▸ Given exercise
Each line from the line with "Rebuild this chart" to the line with "import plotly.graph_objects as go", inclusive, is to be repeated exactly; no other line and no picture belongs in the copy.
── Task inputs
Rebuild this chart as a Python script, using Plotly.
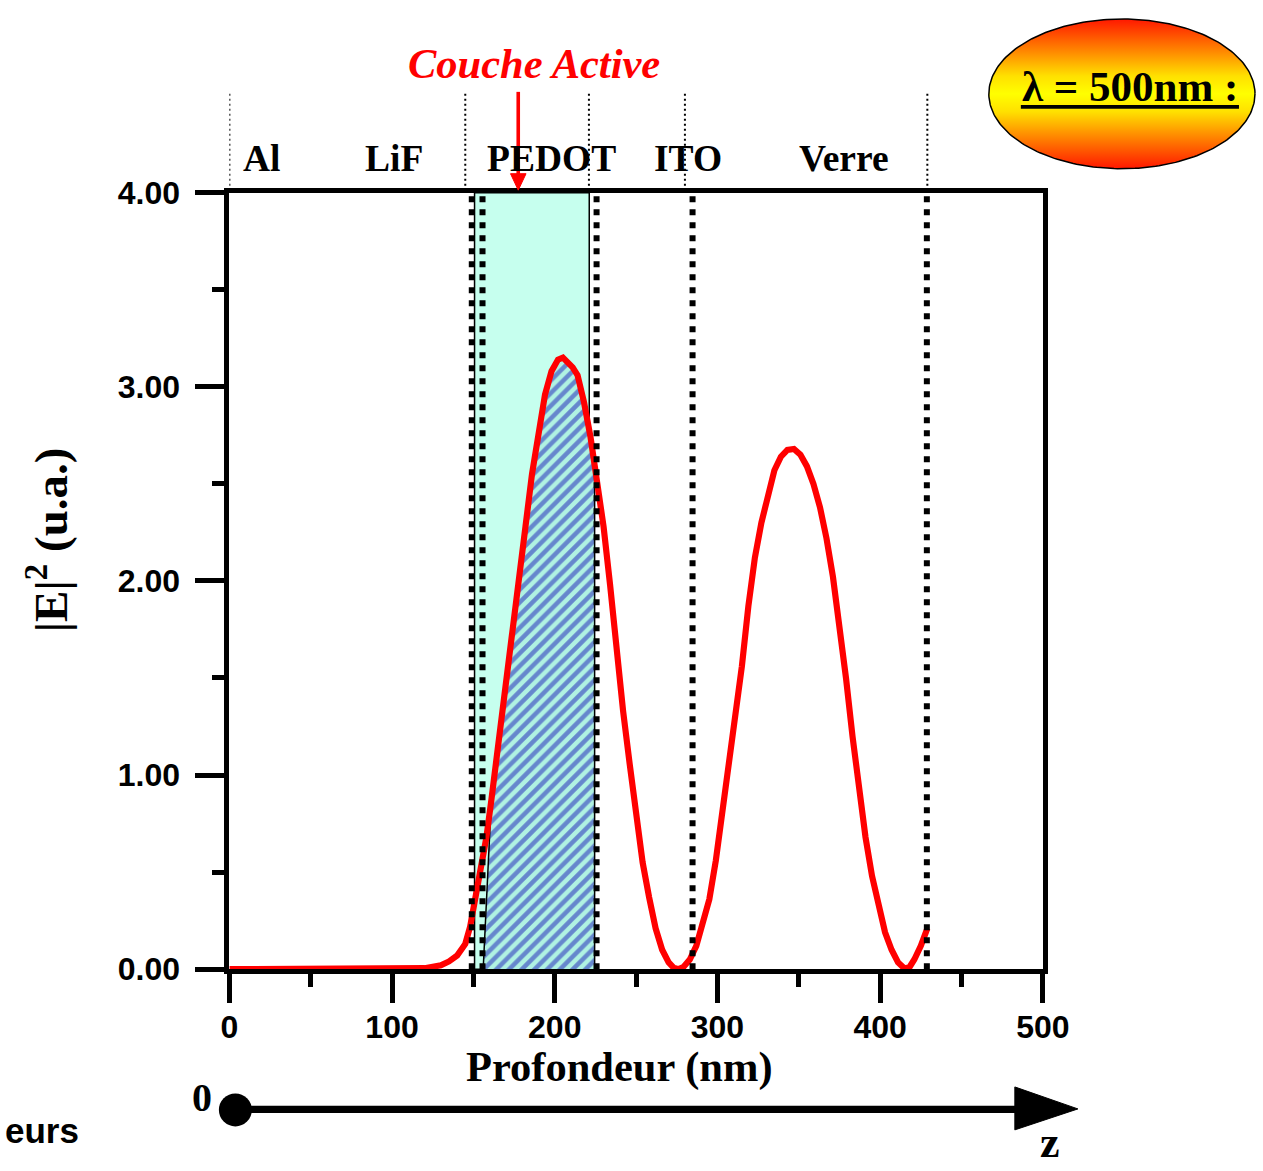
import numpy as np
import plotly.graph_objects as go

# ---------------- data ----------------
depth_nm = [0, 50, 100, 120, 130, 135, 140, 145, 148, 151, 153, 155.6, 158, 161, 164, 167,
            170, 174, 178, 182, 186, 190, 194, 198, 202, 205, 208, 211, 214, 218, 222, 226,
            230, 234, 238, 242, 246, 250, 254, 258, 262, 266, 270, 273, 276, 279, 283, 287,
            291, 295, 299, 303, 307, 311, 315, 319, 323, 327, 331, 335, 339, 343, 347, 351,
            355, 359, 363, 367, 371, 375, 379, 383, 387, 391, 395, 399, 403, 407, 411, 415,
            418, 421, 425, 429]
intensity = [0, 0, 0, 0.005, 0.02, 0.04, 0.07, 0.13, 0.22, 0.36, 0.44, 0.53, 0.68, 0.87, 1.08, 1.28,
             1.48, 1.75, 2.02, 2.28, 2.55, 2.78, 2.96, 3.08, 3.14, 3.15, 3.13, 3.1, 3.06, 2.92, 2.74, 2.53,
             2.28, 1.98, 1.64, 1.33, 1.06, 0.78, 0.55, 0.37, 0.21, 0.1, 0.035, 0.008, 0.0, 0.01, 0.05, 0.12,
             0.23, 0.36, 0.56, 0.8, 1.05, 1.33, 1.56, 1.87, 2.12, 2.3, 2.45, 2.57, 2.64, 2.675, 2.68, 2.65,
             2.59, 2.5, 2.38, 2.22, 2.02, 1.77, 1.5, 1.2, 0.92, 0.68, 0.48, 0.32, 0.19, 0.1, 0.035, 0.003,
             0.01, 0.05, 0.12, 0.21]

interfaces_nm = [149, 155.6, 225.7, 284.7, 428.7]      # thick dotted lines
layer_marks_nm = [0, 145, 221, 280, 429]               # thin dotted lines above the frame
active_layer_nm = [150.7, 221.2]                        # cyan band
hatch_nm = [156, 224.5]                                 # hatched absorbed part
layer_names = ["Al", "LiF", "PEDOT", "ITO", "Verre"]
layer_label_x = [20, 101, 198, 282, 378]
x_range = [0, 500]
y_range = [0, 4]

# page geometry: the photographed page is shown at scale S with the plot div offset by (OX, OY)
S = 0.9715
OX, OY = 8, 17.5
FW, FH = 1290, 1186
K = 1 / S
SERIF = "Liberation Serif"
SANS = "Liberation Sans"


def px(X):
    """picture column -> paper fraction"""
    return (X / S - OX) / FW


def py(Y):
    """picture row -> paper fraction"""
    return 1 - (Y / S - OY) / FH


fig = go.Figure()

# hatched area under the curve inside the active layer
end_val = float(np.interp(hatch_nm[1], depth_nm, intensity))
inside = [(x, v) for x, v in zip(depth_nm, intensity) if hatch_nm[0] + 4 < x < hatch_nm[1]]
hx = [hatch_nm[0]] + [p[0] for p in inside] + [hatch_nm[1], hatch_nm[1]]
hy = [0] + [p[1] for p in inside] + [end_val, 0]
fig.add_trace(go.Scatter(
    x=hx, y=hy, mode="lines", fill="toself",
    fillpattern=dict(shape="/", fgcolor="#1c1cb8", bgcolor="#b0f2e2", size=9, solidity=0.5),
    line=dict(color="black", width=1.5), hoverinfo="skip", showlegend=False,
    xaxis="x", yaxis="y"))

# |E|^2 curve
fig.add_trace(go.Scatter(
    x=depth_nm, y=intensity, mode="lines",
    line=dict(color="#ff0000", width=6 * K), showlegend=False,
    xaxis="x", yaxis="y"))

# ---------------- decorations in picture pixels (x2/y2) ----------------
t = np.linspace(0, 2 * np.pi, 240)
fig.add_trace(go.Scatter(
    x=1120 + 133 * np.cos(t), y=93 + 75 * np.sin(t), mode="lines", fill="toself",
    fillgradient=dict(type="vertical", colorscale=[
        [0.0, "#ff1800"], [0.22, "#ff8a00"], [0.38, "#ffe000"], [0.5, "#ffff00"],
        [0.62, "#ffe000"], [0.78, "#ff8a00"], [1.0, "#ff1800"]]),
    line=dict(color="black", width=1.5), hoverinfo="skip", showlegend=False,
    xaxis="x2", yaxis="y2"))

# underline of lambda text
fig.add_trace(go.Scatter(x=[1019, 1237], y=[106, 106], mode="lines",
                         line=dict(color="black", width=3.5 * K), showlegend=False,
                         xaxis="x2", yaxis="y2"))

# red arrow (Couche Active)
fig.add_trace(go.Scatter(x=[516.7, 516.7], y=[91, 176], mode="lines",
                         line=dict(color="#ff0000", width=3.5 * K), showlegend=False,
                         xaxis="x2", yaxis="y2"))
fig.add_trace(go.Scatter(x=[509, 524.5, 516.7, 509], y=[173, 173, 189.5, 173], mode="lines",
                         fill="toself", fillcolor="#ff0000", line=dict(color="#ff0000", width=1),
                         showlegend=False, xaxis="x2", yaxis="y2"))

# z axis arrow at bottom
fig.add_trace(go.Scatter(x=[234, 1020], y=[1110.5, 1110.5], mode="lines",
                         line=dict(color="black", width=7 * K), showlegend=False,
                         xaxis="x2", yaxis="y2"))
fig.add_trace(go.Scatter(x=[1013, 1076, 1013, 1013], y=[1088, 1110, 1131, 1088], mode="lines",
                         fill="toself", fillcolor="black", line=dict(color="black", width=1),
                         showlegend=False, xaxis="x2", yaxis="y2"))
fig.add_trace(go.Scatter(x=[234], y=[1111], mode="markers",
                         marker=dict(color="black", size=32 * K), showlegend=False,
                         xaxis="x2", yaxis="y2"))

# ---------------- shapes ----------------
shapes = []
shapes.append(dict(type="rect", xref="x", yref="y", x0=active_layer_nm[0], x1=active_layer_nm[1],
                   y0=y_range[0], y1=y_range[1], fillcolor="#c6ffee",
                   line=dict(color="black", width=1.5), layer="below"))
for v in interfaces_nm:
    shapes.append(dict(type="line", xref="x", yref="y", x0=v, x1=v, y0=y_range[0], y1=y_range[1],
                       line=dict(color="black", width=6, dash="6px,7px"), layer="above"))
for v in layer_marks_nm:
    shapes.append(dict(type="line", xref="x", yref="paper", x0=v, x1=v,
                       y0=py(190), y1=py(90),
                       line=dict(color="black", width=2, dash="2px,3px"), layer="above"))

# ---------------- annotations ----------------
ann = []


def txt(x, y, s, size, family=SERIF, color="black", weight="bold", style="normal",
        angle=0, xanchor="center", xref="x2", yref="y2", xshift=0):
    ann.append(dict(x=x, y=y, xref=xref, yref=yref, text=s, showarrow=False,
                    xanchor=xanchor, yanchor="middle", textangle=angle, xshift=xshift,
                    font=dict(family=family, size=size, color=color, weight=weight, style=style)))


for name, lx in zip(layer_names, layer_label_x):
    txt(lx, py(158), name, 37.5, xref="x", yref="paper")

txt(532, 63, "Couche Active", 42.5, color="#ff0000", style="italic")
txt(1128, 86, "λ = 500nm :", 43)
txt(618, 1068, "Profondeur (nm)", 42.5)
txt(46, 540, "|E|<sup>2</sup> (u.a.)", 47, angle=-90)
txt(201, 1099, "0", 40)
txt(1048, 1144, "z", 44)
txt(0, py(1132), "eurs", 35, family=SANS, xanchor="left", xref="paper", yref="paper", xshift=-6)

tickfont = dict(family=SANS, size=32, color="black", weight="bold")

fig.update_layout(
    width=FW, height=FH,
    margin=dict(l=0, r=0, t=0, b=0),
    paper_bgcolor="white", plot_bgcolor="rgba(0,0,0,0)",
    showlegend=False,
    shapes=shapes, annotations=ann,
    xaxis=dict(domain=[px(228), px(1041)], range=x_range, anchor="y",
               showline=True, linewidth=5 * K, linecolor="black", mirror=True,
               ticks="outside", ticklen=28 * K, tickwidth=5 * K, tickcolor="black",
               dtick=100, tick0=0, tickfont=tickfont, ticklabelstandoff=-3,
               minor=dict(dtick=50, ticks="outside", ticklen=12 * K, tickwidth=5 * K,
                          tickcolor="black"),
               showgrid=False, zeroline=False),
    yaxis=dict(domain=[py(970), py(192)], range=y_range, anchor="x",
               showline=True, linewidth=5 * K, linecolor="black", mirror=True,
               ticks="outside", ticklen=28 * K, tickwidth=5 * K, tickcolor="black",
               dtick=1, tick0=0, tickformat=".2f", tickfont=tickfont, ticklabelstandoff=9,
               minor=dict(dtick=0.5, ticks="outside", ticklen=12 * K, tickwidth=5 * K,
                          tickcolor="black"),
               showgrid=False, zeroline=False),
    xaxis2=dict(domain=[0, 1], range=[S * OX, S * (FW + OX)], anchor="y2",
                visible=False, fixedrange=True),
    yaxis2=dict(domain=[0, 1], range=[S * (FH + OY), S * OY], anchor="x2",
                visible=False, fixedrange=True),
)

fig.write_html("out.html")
────
── Task inputs
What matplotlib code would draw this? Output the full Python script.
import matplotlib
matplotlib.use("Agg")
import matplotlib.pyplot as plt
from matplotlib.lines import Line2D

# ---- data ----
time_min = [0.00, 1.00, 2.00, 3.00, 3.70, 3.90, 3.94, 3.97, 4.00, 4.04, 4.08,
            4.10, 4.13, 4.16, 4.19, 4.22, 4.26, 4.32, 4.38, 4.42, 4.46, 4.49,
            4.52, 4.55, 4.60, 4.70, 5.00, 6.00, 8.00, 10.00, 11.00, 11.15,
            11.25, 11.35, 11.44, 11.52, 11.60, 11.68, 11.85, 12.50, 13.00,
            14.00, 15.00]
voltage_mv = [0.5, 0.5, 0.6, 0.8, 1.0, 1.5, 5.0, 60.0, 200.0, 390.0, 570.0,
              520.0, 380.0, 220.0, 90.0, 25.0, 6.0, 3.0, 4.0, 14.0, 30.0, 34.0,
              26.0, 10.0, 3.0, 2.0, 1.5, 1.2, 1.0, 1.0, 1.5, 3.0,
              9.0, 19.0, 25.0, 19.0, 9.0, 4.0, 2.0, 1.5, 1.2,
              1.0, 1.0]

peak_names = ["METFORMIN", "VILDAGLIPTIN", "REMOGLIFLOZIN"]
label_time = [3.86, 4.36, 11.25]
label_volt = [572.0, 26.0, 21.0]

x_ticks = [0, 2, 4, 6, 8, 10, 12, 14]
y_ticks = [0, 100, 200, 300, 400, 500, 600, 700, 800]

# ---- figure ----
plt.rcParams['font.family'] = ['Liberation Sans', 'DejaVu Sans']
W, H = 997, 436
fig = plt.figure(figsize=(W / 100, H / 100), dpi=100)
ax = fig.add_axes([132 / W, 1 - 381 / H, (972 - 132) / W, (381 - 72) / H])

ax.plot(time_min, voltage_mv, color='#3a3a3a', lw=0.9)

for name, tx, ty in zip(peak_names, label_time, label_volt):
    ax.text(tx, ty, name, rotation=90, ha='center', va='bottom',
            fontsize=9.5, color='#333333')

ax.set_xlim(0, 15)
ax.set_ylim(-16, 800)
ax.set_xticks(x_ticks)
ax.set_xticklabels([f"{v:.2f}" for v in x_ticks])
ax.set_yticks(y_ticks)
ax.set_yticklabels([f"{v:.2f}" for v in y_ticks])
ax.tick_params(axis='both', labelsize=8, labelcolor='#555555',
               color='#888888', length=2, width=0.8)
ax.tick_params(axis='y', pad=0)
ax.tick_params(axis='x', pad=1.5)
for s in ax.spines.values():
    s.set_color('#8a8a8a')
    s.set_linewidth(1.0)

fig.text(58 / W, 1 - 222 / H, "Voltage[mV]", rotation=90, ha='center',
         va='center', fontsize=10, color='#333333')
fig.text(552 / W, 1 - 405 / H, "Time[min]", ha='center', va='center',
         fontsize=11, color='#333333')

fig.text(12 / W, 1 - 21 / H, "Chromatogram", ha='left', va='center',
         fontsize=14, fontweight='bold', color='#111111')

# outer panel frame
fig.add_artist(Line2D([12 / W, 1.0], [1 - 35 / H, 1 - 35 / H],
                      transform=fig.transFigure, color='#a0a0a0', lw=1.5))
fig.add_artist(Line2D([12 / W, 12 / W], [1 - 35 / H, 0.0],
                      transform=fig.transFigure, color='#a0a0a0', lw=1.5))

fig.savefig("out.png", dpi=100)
────
▸ Task response
Rebuild this chart as a Python script, using Plotly.
import numpy as np
import plotly.graph_objects as go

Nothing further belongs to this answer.